A l’appui de cette hypothèse, l’on peut relever les faits troublants suivants. Il y a d’abord, en amont de la tenue du scrutin, le refus catégorique du pouvoir de prendre en compte les propositions de l’opposition de relire les textes de manière à limiter le mandat présidentiel et à ce que la présidentielle ne se fasse pas en un tour. Ce refus pouvait déjà être décrypté comme un élément précurseur du complot qui se tramait contre l’alternance démocratique au Togo. Joseph Kabila, en RDC, on se rappelle, était aussi passé par là. Et les raisons sont simples. Un éventuel second tour pourrait ouvrir la voie à tous les possibles. Et cela n’est pas de nature à rassurer les satrapes et autres pouvoiristes du continent.

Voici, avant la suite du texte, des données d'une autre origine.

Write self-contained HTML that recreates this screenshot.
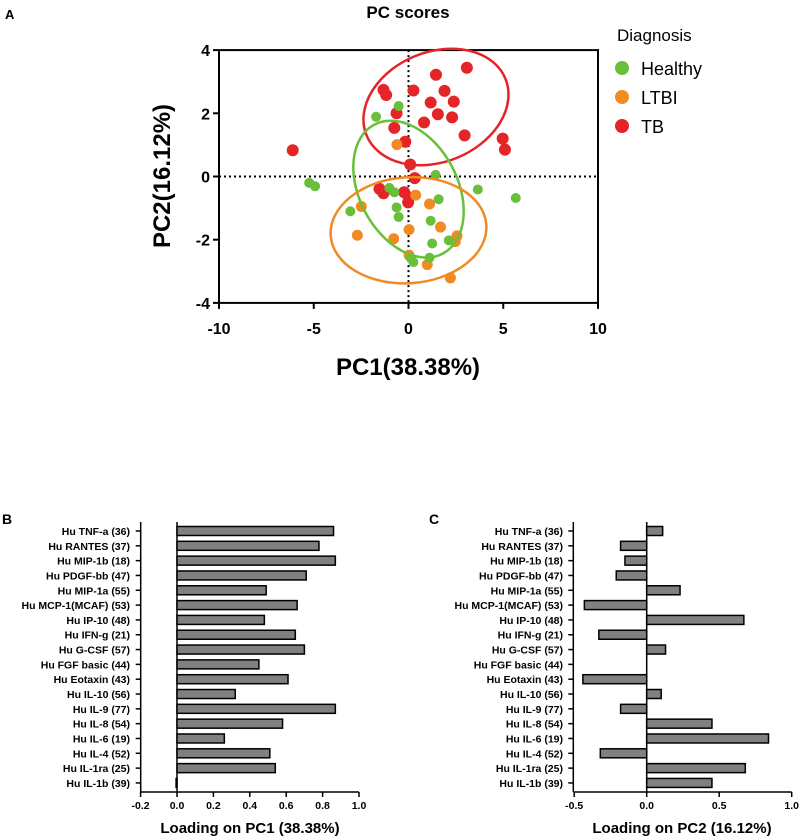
<!DOCTYPE html>
<html><head><meta charset="utf-8"><style>
body{margin:0;background:#fff;}
svg{display:block;font-family:"Liberation Sans",Arial,sans-serif;}
</style></head><body>
<svg id="svg" width="800" height="838" viewBox="0 0 800 838" xmlns="http://www.w3.org/2000/svg">
<g id="gA"></g>
<g id="gB"></g>
<g id="gC"></g>
</svg>
<script>
// ---- Panel A data ----
const healthyX=[-1.71,-0.52,-5.24,-4.93,1.43,3.66,5.66,-1.01,-0.75,-0.63,-0.52,-3.07,1.59,1.17,1.25,2.13,1.11,0.26,0.12];
const healthyY=[1.89,2.23,-0.2,-0.31,0.05,-0.41,-0.68,-0.36,-0.5,-0.98,-1.28,-1.1,-0.72,-1.4,-2.12,-2.02,-2.57,-2.71,-2.57];
const ltbiX=[-0.61,-2.49,0.38,1.11,1.69,-2.7,-0.78,0.03,2.56,2.47,0.03,0.99,2.21];
const ltbiY=[1.01,-0.95,-0.59,-0.87,-1.6,-1.86,-1.97,-1.68,-1.88,-2.06,-2.49,-2.79,-3.21];
const tbX=[3.08,1.45,-1.32,-1.18,0.26,1.9,2.39,1.17,-0.63,1.55,2.3,0.82,-0.75,2.96,-0.17,4.97,5.09,-6.11,0.09,0.33,-1.53,-1.32,-0.23,0.03,-0.02];
const tbY=[3.44,3.22,2.74,2.58,2.72,2.71,2.37,2.34,2.0,1.97,1.87,1.71,1.54,1.3,1.1,1.2,0.85,0.83,0.38,-0.05,-0.39,-0.53,-0.5,-0.66,-0.82];
const xTicksA=[-10,-5,0,5,10];
const yTicksA=[-4,-2,0,2,4];
const ellipseCx=[1.45,0.0,0.0];
const ellipseCy=[2.2,-0.4,-1.7];
// ---- Panel B/C data ----
const cytokines=["Hu TNF-a (36)","Hu RANTES (37)","Hu MIP-1b (18)","Hu PDGF-bb (47)","Hu MIP-1a (55)","Hu MCP-1(MCAF) (53)","Hu IP-10 (48)","Hu IFN-g (21)","Hu G-CSF (57)","Hu FGF basic (44)","Hu Eotaxin (43)","Hu IL-10 (56)","Hu IL-9 (77)","Hu IL-8 (54)","Hu IL-6 (19)","Hu IL-4 (52)","Hu IL-1ra (25)","Hu IL-1b (39)"];
const pc1Load=[0.86,0.78,0.87,0.71,0.49,0.66,0.48,0.65,0.70,0.45,0.61,0.32,0.87,0.58,0.26,0.51,0.54,-0.005];
const pc2Load=[0.11,-0.18,-0.15,-0.21,0.23,-0.43,0.67,-0.33,0.13,0,-0.44,0.10,-0.18,0.45,0.84,-0.32,0.68,0.45];
const pc1Ticks=["-0.2","0.0","0.2","0.4","0.6","0.8","1.0"];
const pc2Ticks=["-0.5","0.0","0.5","1.0"];

const NS="http://www.w3.org/2000/svg";
function mk(parent,tag,attrs,text){const e=document.createElementNS(NS,tag);for(const k in attrs)e.setAttribute(k,attrs[k]);if(text!==undefined)e.textContent=text;parent.appendChild(e);return e;}

// Panel A
const A=document.getElementById('gA');
const ax=v=>408.5+v*18.95, ay=v=>176.5-v*31.6;
let t=mk(A,'text',{x:5,y:19,'font-size':13,'font-weight':'bold'},'A');


t=mk(A,'text',{x:408,y:18,'font-size':17,'font-weight':'bold','text-anchor':'middle'},'PC scores');


let fr=mk(A,'rect',{x:ax(-10),y:ay(4),width:ax(10)-ax(-10),height:ay(-4)-ay(4),fill:'none',stroke:'#000','stroke-width':2});


let l=mk(A,'line',{x1:ax(-10),x2:ax(10),y1:ay(0),y2:ay(0),stroke:'#000','stroke-width':2,'stroke-dasharray':'2,3'});


l=mk(A,'line',{x1:ax(0),x2:ax(0),y1:ay(4),y2:ay(-4),stroke:'#000','stroke-width':2,'stroke-dasharray':'2,3'});


xTicksA.forEach(v=>{
  const tk=mk(A,'line',{x1:ax(v),x2:ax(v),y1:ay(-4),y2:ay(-4)+6,stroke:'#000','stroke-width':2});
  
  
  const tl=mk(A,'text',{x:ax(v),y:ay(-4)+31,'font-size':16,'font-weight':'bold','text-anchor':'middle'},String(v));
  
  
});
yTicksA.forEach(v=>{
  const tk=mk(A,'line',{x1:ax(-10)-6,x2:ax(-10),y1:ay(v),y2:ay(v),stroke:'#000','stroke-width':2});
  
  
  const tl=mk(A,'text',{x:ax(-10)-9,y:ay(v)+6,'font-size':16,'font-weight':'bold','text-anchor':'end'},String(v));
  
  
});
t=mk(A,'text',{x:408,y:375,'font-size':24,'font-weight':'bold','text-anchor':'middle'},'PC1(38.38%)');


t=mk(A,'text',{x:0,y:0,'font-size':24,'font-weight':'bold','text-anchor':'middle',transform:'translate(170,176) rotate(-90)'},'PC2(16.12%)');


const colors={h:'#6abf3a',l:'#f28a24',t:'#e52428'};
function dots(xs,ys,c,r,name){xs.forEach((x,i)=>{const d=mk(A,'circle',{cx:ax(x),cy:ay(ys[i]),r:r,fill:c});});}
dots(tbX,tbY,colors.t,6,'tb-point');
dots(ltbiX,ltbiY,colors.l,5.5,'ltbi-point');
dots(healthyX,healthyY,colors.h,5,'healthy-point');
const ellParams=[[75,55,-22,colors.t,'tb-ellipse'],[73,49,62,colors.h,'healthy-ellipse'],[78,53,-4,colors.l,'ltbi-ellipse']];
ellParams.forEach((p,i)=>{const cx=ax(ellipseCx[i]),cy=ay(ellipseCy[i]);
  const e=mk(A,'ellipse',{cx:cx,cy:cy,rx:p[0],ry:p[1],fill:'none',stroke:p[3],'stroke-width':2.5,transform:`rotate(${p[2]} ${cx} ${cy})`});
  
  });
t=mk(A,'text',{x:617,y:41,'font-size':17},'Diagnosis');


[['Healthy',colors.h,68],['LTBI',colors.l,97],['TB',colors.t,126]].forEach(e=>{
  const g=mk(A,'g',{});
  
  
  mk(g,'circle',{cx:622,cy:e[2],r:7,fill:e[1]});
  mk(g,'text',{x:641,y:e[2]+7,'font-size':18},e[0]);
});

function barPanel(G,letter,lx,vals,ticks,x0px,xmin,xmax,xmaxPx,axisX,labelRight,title,titleX){
  const sc=v=>x0px+(v)*(xmaxPx-x0px)/xmax;
  const y0=531, step=14.82, axisY=792;
  let tt=mk(G,'text',{x:lx,y:524,'font-size':14,'font-weight':'bold'},letter);
  
  
  let a=mk(G,'line',{x1:axisX,x2:axisX,y1:522,y2:axisY,stroke:'#000','stroke-width':1.5});
  
  
  a=mk(G,'line',{x1:axisX,x2:xmaxPx,y1:axisY,y2:axisY,stroke:'#000','stroke-width':1.5});
  
  
  a=mk(G,'line',{x1:x0px,x2:x0px,y1:522,y2:axisY,stroke:'#000','stroke-width':1.5});
  
  
  cytokines.forEach((c,i)=>{
    const y=y0+i*step;
    const tk=mk(G,'line',{x1:axisX-5,x2:axisX,y1:y,y2:y,stroke:'#000','stroke-width':1.5});
    
    
    const lb=mk(G,'text',{x:labelRight,y:y+4,'font-size':10.5,'font-weight':'bold','text-anchor':'end'},c);
    
    
    const v=vals[i];
    const xa=Math.min(sc(0),sc(v)), w=Math.abs(sc(v)-sc(0));
    const b=mk(G,'rect',{x:xa,y:y-4.5,width:w,height:9,fill:'#808080',stroke:'#000','stroke-width':1.5});
    
    
  });
  ticks.forEach(s=>{
    const v=parseFloat(s), x=sc(v);
    const tk=mk(G,'line',{x1:x,x2:x,y1:axisY,y2:axisY+5,stroke:'#000','stroke-width':1.5});
    
    
    const tl=mk(G,'text',{x:x,y:axisY+17,'font-size':10.5,'font-weight':'bold','text-anchor':'middle'},s);
    
    
  });
  tt=mk(G,'text',{x:titleX,y:833,'font-size':15,'font-weight':'bold','text-anchor':'middle'},title);
  
  
}
barPanel(document.getElementById('gB'),'B',2,pc1Load,pc1Ticks,177,-0.2,1.0,359,140.7,130,'Loading on PC1 (38.38%)',250);
barPanel(document.getElementById('gC'),'C',429,pc2Load,pc2Ticks,646.7,-0.5,1.0,791.7,573.3,563,'Loading on PC2 (16.12%)',682);
</script>
</body></html>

Le deuxième fait troublant qui rend plausible l’hypothèse selon laquelle tout a été mis en œuvre pour maintenir Faure à son poste est lié au caractère précipité qui a entouré l’annonce des résultats. En effet, le président de la CENI, Taffa Tabiou, a pris la liberté de prendre de court tout le monde, y compris son vice-président, pour proclamer les résultats alors que sur l’ensemble des 42 procès-verbaux des commissions locales, seuls 15 avaient été examinés en plénière. Cette façon de faire est, on ne plus, suspecte. Et l’explication qu’il a donnée pour justifier son acte ne résiste à aucune analyse sérieuse. Le président de la CENI, en effet, s’est retranché derrière les recommandations des présidents Ghanéen et ivoirien, John Dramani Mahama et Alassane Ouattara, venus à Lomé le 28 avril dernier, pour exhorter la CENI à se dépêcher afin de rester dans les délais légaux. Mais respecter les délais légaux, peut-on objecter au président de la CENI, ne signifie pas, comme il l’a fait, accélérer le processus d’annonce des résultats au point de brûler l’étape décisive de l’examen minutieux de l’ensemble des 42 procès-verbaux des commissions locales en plénière.

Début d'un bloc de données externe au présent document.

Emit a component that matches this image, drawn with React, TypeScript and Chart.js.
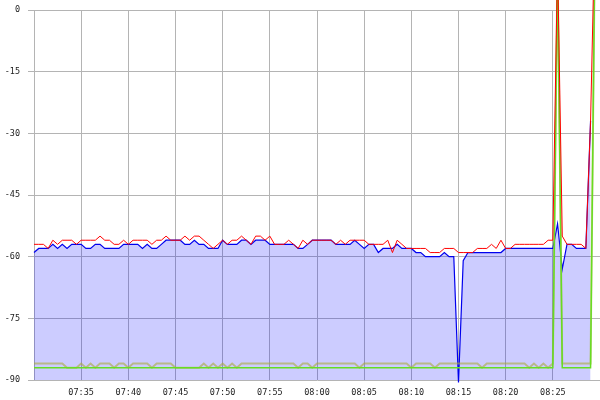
import { useEffect, useRef } from "react";
import { Chart, registerables } from "chart.js";

Chart.register(...registerables);

// minutes after 07:30, one sample every 30 s
const TIMES: number[] = Array.from({ length: 121 }, (_, i) => i * 0.5);

const TICK_POS = [5, 10, 15, 20, 25, 30, 35, 40, 45, 50, 55];
const TICK_LABELS = ["07:35", "07:40", "07:45", "07:50", "07:55", "08:00", "08:05", "08:10", "08:15", "08:20", "08:25"];
const Y_TICKS = [0, -15, -30, -45, -60, -75, -90];

const RED = [
  -57, -57, -57, -58, -56, -57, -56, -56, -56, -57,
  -56, -56, -56, -56, -55, -56, -56, -57, -57, -56,
  -57, -56, -56, -56, -56, -57, -56, -56, -55, -56,
  -56, -56, -55, -56, -55, -55, -56, -57, -58, -57,
  -56, -57, -56, -56, -55, -56, -57, -55, -55, -56,
  -55, -57, -57, -57, -56, -57, -58, -56, -57, -56,
  -56, -56, -56, -56, -57, -56, -57, -56, -56, -56,
  -56, -57, -57, -57, -57, -56, -59, -56, -57, -58,
  -58, -58, -58, -58, -59, -59, -59, -58, -58, -58,
  -59, -59, -59, -59, -58, -58, -58, -57, -58, -56,
  -58, -58, -57, -57, -57, -57, -57, -57, -57, -56,
  -56, 12, -55, -57, -57, -57, -57, -58, -27, 25,
];

const BLUE = [
  -59, -58, -58, -58, -57, -58, -57, -58, -57, -57,
  -57, -58, -58, -57, -57, -58, -58, -58, -58, -57,
  -57, -57, -57, -58, -57, -58, -58, -57, -56, -56,
  -56, -56, -57, -57, -56, -57, -57, -58, -58, -58,
  -56, -57, -57, -57, -56, -56, -57, -56, -56, -56,
  -57, -57, -57, -57, -57, -57, -58, -58, -57, -56,
  -56, -56, -56, -56, -57, -57, -57, -57, -56, -57,
  -58, -57, -57, -59, -58, -58, -58, -57, -58, -58,
  -58, -59, -59, -60, -60, -60, -60, -59, -60, -60,
  -90.6, -61, -59, -59, -59, -59, -59, -59, -59, -59,
  -58, -58, -58, -58, -58, -58, -58, -58, -58, -58,
  -58, -52, -63, -57, -57, -58, -58, -58, -27,
];

const KHAKI = [
  -86, -86, -86, -86, -86, -86, -86, -87, -87, -87,
  -86, -87, -86, -87, -86, -86, -86, -87, -86, -86,
  -87, -86, -86, -86, -86, -87, -86, -86, -86, -86,
  -87, -87, -87, -87, -87, -87, -86, -87, -86, -87,
  -86, -87, -86, -87, -86, -86, -86, -86, -86, -86,
  -86, -86, -86, -86, -86, -86, -87, -86, -86, -87,
  -86, -86, -86, -86, -86, -86, -86, -86, -86, -87,
  -86, -86, -86, -86, -86, -86, -86, -86, -86, -86,
  -87, -86, -86, -86, -86, -87, -86, -86, -86, -86,
  -86, -86, -86, -86, -86, -87, -86, -86, -86, -86,
  -86, -86, -86, -86, -86, -87, -86, -87, -86, -87,
  -86, 11, -86, -86, -86, -86, -86, -86, -86, 25,
];

const GREEN = [
  -87, -87, -87, -87, -87, -87, -87, -87, -87, -87,
  -87, -87, -87, -87, -87, -87, -87, -87, -87, -87,
  -87, -87, -87, -87, -87, -87, -87, -87, -87, -87,
  -87, -87, -87, -87, -87, -87, -87, -87, -87, -87,
  -87, -87, -87, -87, -87, -87, -87, -87, -87, -87,
  -87, -87, -87, -87, -87, -87, -87, -87, -87, -87,
  -87, -87, -87, -87, -87, -87, -87, -87, -87, -87,
  -87, -87, -87, -87, -87, -87, -87, -87, -87, -87,
  -87, -87, -87, -87, -87, -87, -87, -87, -87, -87,
  -87, -87, -87, -87, -87, -87, -87, -87, -87, -87,
  -87, -87, -87, -87, -87, -87, -87, -87, -87, -87,
  -87, 11, -87, -87, -87, -87, -87, -87, -87, 25,
];

const GRID = "#b4b4b4";
const FONT = { family: "'DejaVu Sans Mono', monospace", size: 8.5 };

const pts = (arr: number[]) => arr.map((v, i) => ({ x: TIMES[i], y: v }));

export default function App() {
  const ref = useRef<HTMLCanvasElement | null>(null);

  useEffect(() => {
    document.body.style.margin = "0";
    if (!ref.current) return;
    const chart = new Chart(ref.current, {
      type: "line",
      data: {
        datasets: [
          {
            data: pts(RED),
            borderColor: "#ff0000",
            borderWidth: 1,
            pointRadius: 0,
            pointHoverRadius: 0,
            fill: false,
            clip: false as any,
            order: 0,
          },
          {
            data: pts(GREEN),
            borderColor: "#66dd22",
            borderWidth: 1.5,
            pointRadius: 0,
            pointHoverRadius: 0,
            fill: false,
            clip: false as any,
            order: 1,
          },
          {
            data: pts(KHAKI),
            borderColor: "rgba(170,170,60,0.6)",
            borderWidth: 2,
            pointRadius: 0,
            pointHoverRadius: 0,
            fill: false,
            clip: false as any,
            order: 2,
          },
          {
            data: pts(BLUE),
            borderColor: "#0000ee",
            borderWidth: 1.2,
            pointRadius: 0,
            pointHoverRadius: 0,
            fill: "start",
            backgroundColor: "rgba(0,0,255,0.2)",
            clip: false as any,
            order: 3,
          },
        ],
      },
      options: {
        responsive: false,
        animation: false,
        layout: { autoPadding: false, padding: { top: 10, right: 0, bottom: 0, left: 0 } } as any,
        plugins: { legend: { display: false }, tooltip: { enabled: false } },
        elements: { line: { tension: 0 } },
        scales: {
          x: {
            type: "linear",
            min: 0,
            max: 60,
            afterBuildTicks: (s: any) => {
              s.ticks = TICK_POS.map((v) => ({ value: v }));
            },
            afterFit: (s: any) => {
              s.height = 20;
              s.paddingLeft = 0;
              s.paddingRight = 0;
            },
            grid: { color: GRID, drawTicks: false, lineWidth: 1 },
            border: { display: false },
            ticks: {
              autoSkip: false,
              maxRotation: 0,
              padding: 8,
              color: "#222",
              font: FONT,
              callback: (v: any) => {
                const k = TICK_POS.indexOf(Number(v));
                return k >= 0 ? TICK_LABELS[k] : "";
              },
            },
          },
          y: {
            type: "linear",
            min: -90,
            max: 0,
            afterBuildTicks: (s: any) => {
              s.ticks = Y_TICKS.map((v) => ({ value: v }));
            },
            afterFit: (s: any) => {
              s.width = 34;
              s.paddingTop = 0;
              s.paddingBottom = 0;
            },
            grid: { color: GRID, tickLength: 6, lineWidth: 1 },
            border: { display: true, color: GRID },
            ticks: {
              padding: 8,
              color: "#222",
              font: FONT,
              callback: (v: any) => String(v),
            },
          },
        },
      },
    });
    return () => chart.destroy();
  }, []);

  return (
    <div style={{ width: 600, height: 400 }}>
      <canvas ref={ref} width={600} height={400} style={{ display: "block" }} />
    </div>
  );
}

L’on peut comprendre que Jean-Pierre Fabre soit monté au créneau
Le troisième fait troublant est lié à la présence du président ivoirien, ADO, aux côtés de John Dramani Mahama. Autant l’on peut comprendre que le Ghanéen, au regard du fait qu’il est président en exercice de la CEDEAO, puisse assister le Togo pour lui éviter le chaos, autant l’on peut avoir du mal à s’expliquer pourquoi ADO s’est auto-mandaté pour jouer au monsieur bons offices au Togo, lui qui, au demeurant, compte parmi les amis de Faure. Et quand Alassane Ouattara se joint à John Dramani Mahama pour suggérer à l’opposition togolaise de recourir uniquement à la Cour constitutionnelle pour régler les contentieux, l’on peut avoir envie de lui faire observer ceci : êtes-vous sûr que cette institution n’est pas à l’image du Conseil constitutionnel de votre pays à l’époque où il était dirigé par le désormais célèbre Paul Yao N’Dré ? Le Togo de la dynastie des Gnassingbé a de toute évidence son Paul Yao N’Dré.
De ce point de vue, l’on peut être tenté d’affirmer que le déplacement d’ADO à Lomé répond beaucoup plus à sa volonté de sauver son ami Faure, qu’à celle de sauver la démocratie au Togo. Ce faisant, le président ivoirien, ADO, semble rouler pour l’ensemble de tous ceux qui ont intérêt à ce que l’Afrique demeure une naine démocratique. La France, en premier lieu, ne verrait pas cela d’un mauvais œil. Et, en cela, elle est restée en phase avec la philosophie de la France-Afrique initiée dans les années 60 par le sulfureux Jacques Foccart. Pour toutes ces raisons, l’on peut affirmer que la réélection de Faure au Togo s’apparente à un crucifiement de l’alternance démocratique. L’on peut donc comprendre que Jean-Pierre Fabre soit monté au créneau pour la dénoncer, même si dans le même temps, l’on ne doit pas manquer de reconnaître que dans cette situation, l’opposition a aussi sa part de responsabilité. Et cette responsabilité est non seulement liée à la guerre des ego qui fait rage en son sein, mais aussi au fait qu’elle a pris la décision de prendre part à la présidentielle alors que les choses étaient pipées dès le départ.